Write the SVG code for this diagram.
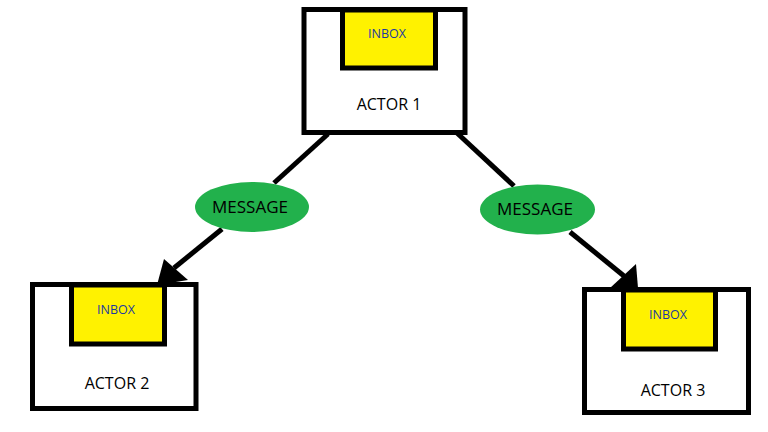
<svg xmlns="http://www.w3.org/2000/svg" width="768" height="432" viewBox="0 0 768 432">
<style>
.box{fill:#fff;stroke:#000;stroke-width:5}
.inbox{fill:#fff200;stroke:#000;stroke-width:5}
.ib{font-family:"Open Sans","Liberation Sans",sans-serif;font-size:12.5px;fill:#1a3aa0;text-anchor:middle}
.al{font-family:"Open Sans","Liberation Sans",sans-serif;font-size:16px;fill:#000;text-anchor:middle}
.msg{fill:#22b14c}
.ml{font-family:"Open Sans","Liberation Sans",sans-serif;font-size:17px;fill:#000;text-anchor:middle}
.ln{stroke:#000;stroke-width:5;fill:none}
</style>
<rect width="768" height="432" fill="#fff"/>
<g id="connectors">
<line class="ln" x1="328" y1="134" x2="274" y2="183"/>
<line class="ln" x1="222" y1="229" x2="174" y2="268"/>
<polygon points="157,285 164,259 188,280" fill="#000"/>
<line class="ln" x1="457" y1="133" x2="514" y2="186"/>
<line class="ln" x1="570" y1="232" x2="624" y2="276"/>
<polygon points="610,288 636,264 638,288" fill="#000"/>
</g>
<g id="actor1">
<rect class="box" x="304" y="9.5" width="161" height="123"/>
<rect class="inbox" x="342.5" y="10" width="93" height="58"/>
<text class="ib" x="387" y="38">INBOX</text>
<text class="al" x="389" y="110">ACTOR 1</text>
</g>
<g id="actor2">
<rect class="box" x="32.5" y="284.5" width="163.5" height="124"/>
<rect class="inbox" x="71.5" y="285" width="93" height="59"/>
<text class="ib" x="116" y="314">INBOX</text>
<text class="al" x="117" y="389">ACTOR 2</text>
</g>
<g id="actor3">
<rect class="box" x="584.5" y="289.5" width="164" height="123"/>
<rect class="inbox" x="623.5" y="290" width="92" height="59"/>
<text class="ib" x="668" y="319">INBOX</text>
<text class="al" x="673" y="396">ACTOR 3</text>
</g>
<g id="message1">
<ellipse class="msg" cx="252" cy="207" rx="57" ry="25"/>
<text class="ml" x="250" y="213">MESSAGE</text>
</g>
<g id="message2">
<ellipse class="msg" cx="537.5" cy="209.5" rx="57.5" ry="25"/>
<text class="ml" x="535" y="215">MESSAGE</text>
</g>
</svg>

■ STATED EXERCISE ■
Restate the whole listing above exactly, please, omitting every image.

■ ANSWER ■
Write the SVG code for this diagram.
<svg xmlns="http://www.w3.org/2000/svg" width="768" height="432" viewBox="0 0 768 432">
<style>
.box{fill:#fff;stroke:#000;stroke-width:5}
.inbox{fill:#fff200;stroke:#000;stroke-width:5}
.ib{font-family:"Open Sans","Liberation Sans",sans-serif;font-size:12.5px;fill:#1a3aa0;text-anchor:middle}
.al{font-family:"Open Sans","Liberation Sans",sans-serif;font-size:16px;fill:#000;text-anchor:middle}
.msg{fill:#22b14c}
.ml{font-family:"Open Sans","Liberation Sans",sans-serif;font-size:17px;fill:#000;text-anchor:middle}
.ln{stroke:#000;stroke-width:5;fill:none}
</style>
<rect width="768" height="432" fill="#fff"/>
<g id="connectors">
<line class="ln" x1="328" y1="134" x2="274" y2="183"/>
<line class="ln" x1="222" y1="229" x2="174" y2="268"/>
<polygon points="157,285 164,259 188,280" fill="#000"/>
<line class="ln" x1="457" y1="133" x2="514" y2="186"/>
<line class="ln" x1="570" y1="232" x2="624" y2="276"/>
<polygon points="610,288 636,264 638,288" fill="#000"/>
</g>
<g id="actor1">
<rect class="box" x="304" y="9.5" width="161" height="123"/>
<rect class="inbox" x="342.5" y="10" width="93" height="58"/>
<text class="ib" x="387" y="38">INBOX</text>
<text class="al" x="389" y="110">ACTOR 1</text>
</g>
<g id="actor2">
<rect class="box" x="32.5" y="284.5" width="163.5" height="124"/>
<rect class="inbox" x="71.5" y="285" width="93" height="59"/>
<text class="ib" x="116" y="314">INBOX</text>
<text class="al" x="117" y="389">ACTOR 2</text>
</g>
<g id="actor3">
<rect class="box" x="584.5" y="289.5" width="164" height="123"/>
<rect class="inbox" x="623.5" y="290" width="92" height="59"/>
<text class="ib" x="668" y="319">INBOX</text>
<text class="al" x="673" y="396">ACTOR 3</text>
</g>
<g id="message1">
<ellipse class="msg" cx="252" cy="207" rx="57" ry="25"/>
<text class="ml" x="250" y="213">MESSAGE</text>
</g>
<g id="message2">
<ellipse class="msg" cx="537.5" cy="209.5" rx="57.5" ry="25"/>
<text class="ml" x="535" y="215">MESSAGE</text>
</g>
</svg>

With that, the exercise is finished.